The PJM Markets & Reliability Committee, or MRC, on Wednesday will consider two circuit breaker proposals for possible endorsement. Any proposal would also need to be endorsed by the PJM Members Committee before it could be filed with the Federal Energy Regulatory Commission for review.
Starting in mid-2021, PJM began exploring options for creating a circuit breaker or other stop loss approach that could limit extreme pricing when the cost likely far exceeds the value of any contribution to preserving grid reliability.
The grid operator’s Energy Price Formation Senior Task Force is leading the effort.
The issue centers on PJM’s reserve penalty factors, which can increase electricity prices to $3,700/MWh, and transmission penalty factors that can be as high as $5,700/MWh. They take effect when PJM lacks adequate reserves and when power flows exceed limits in constrained areas, respectively. Those high prices could occur when PJM doesn't have enough electricity to meet demand.
The MRC is set to vote on proposed transmission penalty factor reforms broadly supported by the task force. The task force also considered seven proposed reserve penalty factor reform packages, but none gained enough support to pass, according to a summary of the proposals.
The MRC will consider one of the proposals, a joint stakeholder package developed by utilities, including Old Dominion Electric Cooperative and Southern Maryland Electric Cooperative.

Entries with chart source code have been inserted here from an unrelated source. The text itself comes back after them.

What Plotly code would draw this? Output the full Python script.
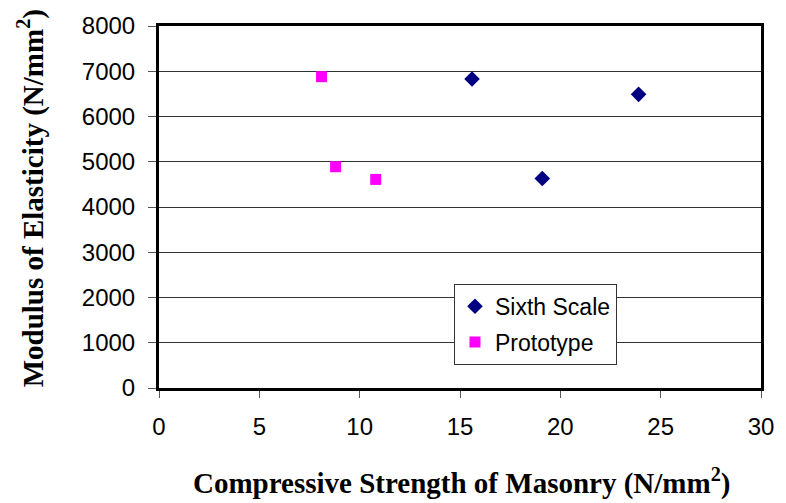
import plotly.graph_objects as go

sixth_x = [15.6, 19.1, 23.9]
sixth_y = [6830, 4630, 6490]
proto_x = [8.1, 8.8, 10.8]
proto_y = [6880, 4890, 4610]

fig = go.Figure()
fig.add_trace(go.Scatter(x=sixth_x, y=sixth_y, mode="markers", name="Sixth Scale",
                         legendgroup="a",
                         marker=dict(symbol="diamond", color="#000080", size=12)))
fig.add_trace(go.Scatter(x=proto_x, y=proto_y, mode="markers", name="Prototype",
                         legendgroup="b",
                         marker=dict(symbol="square", color="#FF00FF", size=11)))

tickfont = dict(family="Liberation Sans, Arial", size=24, color="black")
titlefont = dict(family="Liberation Serif, Times New Roman", size=29, color="black")
fig.update_layout(
    width=786, height=503,
    margin=dict(l=159, r=14, t=24, b=115),
    paper_bgcolor="white", plot_bgcolor="white",
    showlegend=True,
    legend=dict(x=0.49, y=0.288, xanchor="left", yanchor="top",
                bgcolor="white", bordercolor="#333333", borderwidth=1,
                font=dict(family="Liberation Sans, Arial", size=23, color="black"),
                traceorder="grouped", tracegroupgap=3),
    xaxis=dict(range=[0, 30], tickvals=[0, 5, 10, 15, 20, 25, 30],
               showgrid=False, zeroline=False,
               showline=True, linecolor="black", linewidth=3, mirror=True,
               ticks="outside", ticklen=7, tickcolor="#555555", tickwidth=1,
               ticklabelstandoff=8,
               tickfont=tickfont),
    yaxis=dict(range=[0, 8000], tickvals=[0, 1000, 2000, 3000, 4000, 5000, 6000, 7000, 8000],
               showgrid=True, gridcolor="#333333", gridwidth=1, zeroline=False,
               showline=True, linecolor="black", linewidth=3, mirror=True,
               ticks="outside", ticklen=8, tickcolor="#555555", tickwidth=1,
               ticklabelstandoff=8,
               tickfont=tickfont),
    annotations=[
        dict(text="<b>Compressive Strength of Masonry (N/mm<sup>2</sup>)</b>",
             xref="paper", yref="paper", x=0.502, y=-0.258,
             xanchor="center", yanchor="middle", showarrow=False, font=titlefont),
        dict(text="<b>Modulus of Elasticity (N/mm<sup>2</sup>)</b>",
             xref="paper", yref="paper", x=-0.212, y=0.525, textangle=-90,
             xanchor="center", yanchor="middle", showarrow=False, font=titlefont),
    ],
)
fig.write_html("out.html", config={"displayModeBar": False},
               post_script="document.body.style.margin='0';")
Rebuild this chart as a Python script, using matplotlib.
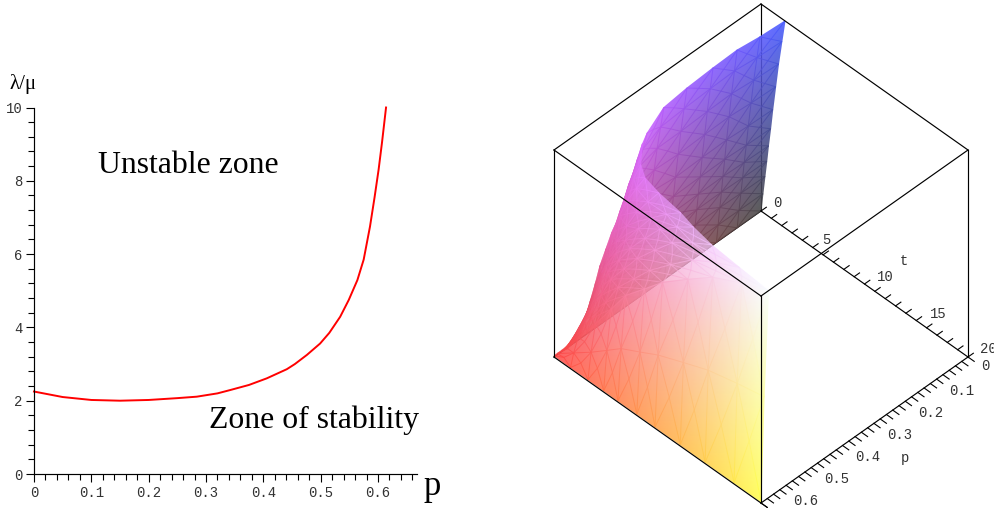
import numpy as np
import matplotlib
matplotlib.use("Agg")
import matplotlib.pyplot as plt

W, H = 995, 508

# ---- left panel data
curve_p = [0, .05, .10, .15, .20, .25, .284, .32, .342, .375, .406, .441, .455, .476, .499, .515, .534, .549, .564, .575, .586, .594, .601, .607, .614]
curve_v = [2.25, 2.1, 2.02, 2.0, 2.02, 2.07, 2.11, 2.2, 2.29, 2.43, 2.61, 2.86, 3.0, 3.25, 3.56, 3.85, 4.29, 4.75, 5.29, 5.85, 6.75, 7.55, 8.3, 9.05, 10]
left_xticks = [0, .1, .2, .3, .4, .5, .6]
left_xlabels = ["0", "0.1", "0.2", "0.3", "0.4", "0.5", "0.6"]
left_yticks = [0, 2, 4, 6, 8, 10]

# ---- right panel data (surface)
P_MAX, T_MAX, Z_MAX = 0.66, 20.0, 1.0
surface_p = [0, .076, .142, .221, .308, .389, .473, .505, .53, .555, .578, .59, .60, .612, .623, .63, .636]
surface_t_top = [2.32, 2.2, 2.0, 2.06, 2.18, 2.4, 3.34, 3.85, 4.5, 5.2, 6.3, 8.0, 10.4, 12.0, 14.1, 17.0, 20.0]
surface_u = [0, .08, .164, .24, .31, .40, .49, .61, .73, .87, 1]
rise_a = [0, .09, .18, .26, .34, .43, .53, .65, .77, .89, 1]
rise_b = [0, .095, .19, .275, .36, .45, .55, .665, .78, .895, 1]
rise_c = [0, .10, .20, .29, .38, .47, .57, .69, .80, .905, 1]
rise_d = [0, .10, .20, .295, .385, .48, .58, .70, .81, .91, 1]
rise_e = [0, .11, .22, .32, .42, .52, .62, .73, .83, .92, 1]
rise_f = [0, .125, .25, .375, .49, .585, .68, .78, .875, .945, 1]
surface_z = [rise_a, rise_a, rise_a, rise_a, rise_a, rise_b, rise_c, rise_c, rise_d,
             rise_d, rise_e, rise_e, rise_f, rise_f, rise_f, rise_f, rise_f]
wall_t = [0, 1.6, 3.28, 4.8, 6.18, 8, 9.76, 12.2, 14.6, 17.4, 20]
wall_top = [.006, .125, .25, .375, .49, .585, .68, .78, .875, .945, 1]
wall_p = [.66, .65, .636]
wall_v = [0, .5, 1]
t_ticks = list(range(0, 21))
t_labels = {0: "0", 5: "5", 10: "10", 15: "15", 20: "20"}
p_ticks = [round(i * .02, 2) for i in range(0, 34)]
p_labels = {0: "0", .1: "0.1", .2: "0.2", .3: "0.3", .4: "0.4", .5: "0.5", .6: "0.6"}

fig = plt.figure(figsize=(W / 100, H / 100), dpi=100, facecolor="white")
SERIF = "Liberation Serif"
MONO = "Liberation Mono"

# ---------------- left panel
L, R, T, B = 34, 417, 107.5, 474
ax = fig.add_axes([L / W, 1 - B / H, (R - L) / W, (B - T) / H])
ax.set_xlim(0, .668)
ax.set_ylim(0, 10)
ax.plot(curve_p, curve_v, color="#ff0000", lw=1.4, clip_on=False)
for s in ("top", "right"):
    ax.spines[s].set_visible(False)
for s in ("left", "bottom"):
    ax.spines[s].set_linewidth(.85)
ax.set_xticks(left_xticks, left_xlabels, family=MONO, fontsize=10, color="#333333")
ax.set_yticks(left_yticks, [str(v) for v in left_yticks], family=MONO, fontsize=10, color="#333333")
ax.set_xticks(np.arange(0, .67, .02), minor=True)
ax.set_yticks(np.arange(0, 10.01, .4), minor=True)
ax.tick_params(which="major", length=6, width=.8, pad=2.5)
ax.tick_params(which="minor", length=4.5, width=.8)
ax.text(.112, 8.41, "Unstable zone", family=SERIF, fontsize=22.9, va="center", ha="left")
ax.text(.3045, 1.46, "Zone of stability", family=SERIF, fontsize=22.9, va="center", ha="left")
ax.text(.695, -.33, "p", family=SERIF, fontsize=25, va="center", ha="center", clip_on=False)
ax.text(-.042, 10.63, "λ/μ", family=SERIF, fontsize=15, va="center", ha="left", clip_on=False)

# ---------------- right panel: own projection of (p, t, z) to pixels
ov = fig.add_axes([0, 0, 1, 1])
ov.set_xlim(0, W)
ov.set_ylim(H, 0)
ov.axis("off")
ov.patch.set_alpha(0)


def proj(p, t, z):
    q = np.asarray(p, float) / P_MAX
    s = np.asarray(t, float) / T_MAX
    zn = np.asarray(z, float) / Z_MAX
    return 761 + 207 * (s - q), 211 + 146 * (s + q) - 207 * zn


def shade(p, t, z, alpha):
    base = .27
    rgb = np.stack([np.asarray(p) / P_MAX, np.asarray(t) / T_MAX, np.asarray(z) / Z_MAX], axis=-1)
    rgb = base + (1 - base) * np.clip(rgb, 0, 1)
    a = np.full(rgb.shape[:-1] + (1,), alpha)
    return np.concatenate([rgb, a], axis=-1)


def mesh(p, t, z, alpha, zo):
    x, y = proj(p, t, z)
    ov.pcolormesh(x, y, shade(p, t, z, alpha), shading="gouraud", zorder=zo, antialiased=True)


def seg(a, b, zo=5, **kw):
    xa, ya = proj(*a)
    xb, yb = proj(*b)
    kw.setdefault("color", "black")
    kw.setdefault("lw", .85)
    ov.plot([xa, xb], [ya, yb], zorder=zo, solid_capstyle="projecting", **kw)


# back box edges sit behind the surface
seg((0, 0, 0), (0, 0, Z_MAX), zo=1)
seg((0, 0, 0), (P_MAX, 0, 0), zo=1)

sp = np.array(surface_p)
st = np.array(surface_t_top)
su = np.array(surface_u)
sz = np.array(surface_z)
Pm = np.repeat(sp[:, None], len(su), axis=1)
Tm = st[:, None] * su[None, :]
split = 8
mesh(Pm[:split + 1], Tm[:split + 1], sz[:split + 1], .88, 2)
mesh(Pm[split:], Tm[split:], sz[split:], .72, 3)

wt = np.array(wall_t)
wz = np.array(wall_top)
wp = np.array(wall_p)
wv = np.array(wall_v)
Wp = np.repeat(wp[:, None], len(wt), axis=1)
Wt = np.repeat(wt[None, :], len(wv), axis=0)
Wz = .006 + wv[:, None] * (wz[None, :] - .006)
mesh(Wp, Wt, Wz, .85, 4)

# front box edges
Pm_, Tm_, Zm_ = P_MAX, T_MAX, Z_MAX
for a, b in [
    ((0, 0, Zm_), (Pm_, 0, Zm_)), ((0, 0, Zm_), (0, Tm_, Zm_)),
    ((Pm_, 0, Zm_), (Pm_, Tm_, Zm_)), ((0, Tm_, Zm_), (Pm_, Tm_, Zm_)),
    ((Pm_, 0, 0), (Pm_, 0, Zm_)), ((0, Tm_, 0), (0, Tm_, Zm_)), ((Pm_, Tm_, 0), (Pm_, Tm_, Zm_)),
    ((Pm_, 0, 0), (Pm_, Tm_, 0)), ((0, Tm_, 0), (Pm_, Tm_, 0)), ((0, 0, 0), (0, Tm_, 0)),
]:
    seg(a, b)

# axis ticks and labels
for t in t_ticks:
    seg((0, t, 0), (-.017, t, 0), lw=.8)
for p in p_ticks:
    seg((p, T_MAX, 0), (p, T_MAX + .6, 0), lw=.8)
seg((P_MAX, T_MAX, 0), (P_MAX, T_MAX + .6, 0), lw=.8)

t_off = {0: (16, -8), 5: (14, -7), 10: (21, -7), 15: (22, -7), 20: (20, -8)}
for t, lab in t_labels.items():
    x, y = proj(0, t, 0)
    ov.text(x + t_off[t][0], y + t_off[t][1], lab, family=MONO, fontsize=10, color="#333333",
            ha="center", va="center", clip_on=True)
for p, lab in p_labels.items():
    x, y = proj(p, T_MAX, 0)
    dx = 17 if p == 0 else 25.5
    ov.text(x + dx, y + (9 if p == 0 else 11.5), lab, family=MONO, fontsize=10, color="#333333", ha="center", va="center")
ov.text(904, 261, "t", family=MONO, fontsize=10, color="#333333", ha="center", va="center")
ov.text(905, 458, "p", family=MONO, fontsize=10, color="#333333", ha="center", va="center")

fig.savefig("out.png", dpi=100)
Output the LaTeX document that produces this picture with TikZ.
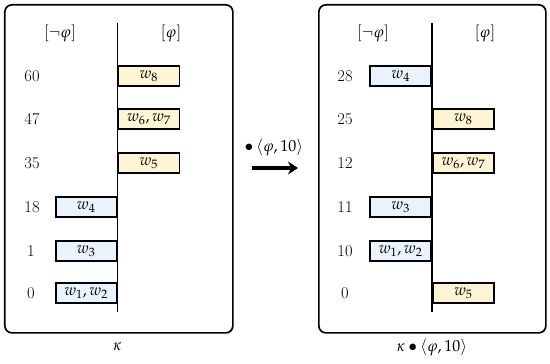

The stakeholders’ proposed package is “not fully satisfactory,” but provides the best interim protections among all the proposals, including a PJM proposal that could allow PJM markets to collect $6 billion in daily energy market revenues without equal benefits, OPSI said.
“The sizable potential costs and the imperfect solutions at hand only underscore the urgent need for the PJM Board to act now on an interim circuit breaker which would serve to protect consumers and state economies from the most extreme pricing,” OPSI said.
OPSI urged PJM to “proceed without delay” to avoid potential damage to its markets before the onset of cold weather this winter. Later, PJM could adopt a permanent circuit breaker solution, the group said.
OPSI said PJM needs flexibility and tools to deal with the “unknown, unique, and force majeure events” that could trigger circuit breaker actions.
The PJM board will respond to OPSI at a later date, which is the grid operator’s usual practice, Jeffrey Shields, PJM spokesman, said.
PJM operates the grid and wholesale power markets in 13 Mid-Atlantic and Midwest states and Washington, D.C.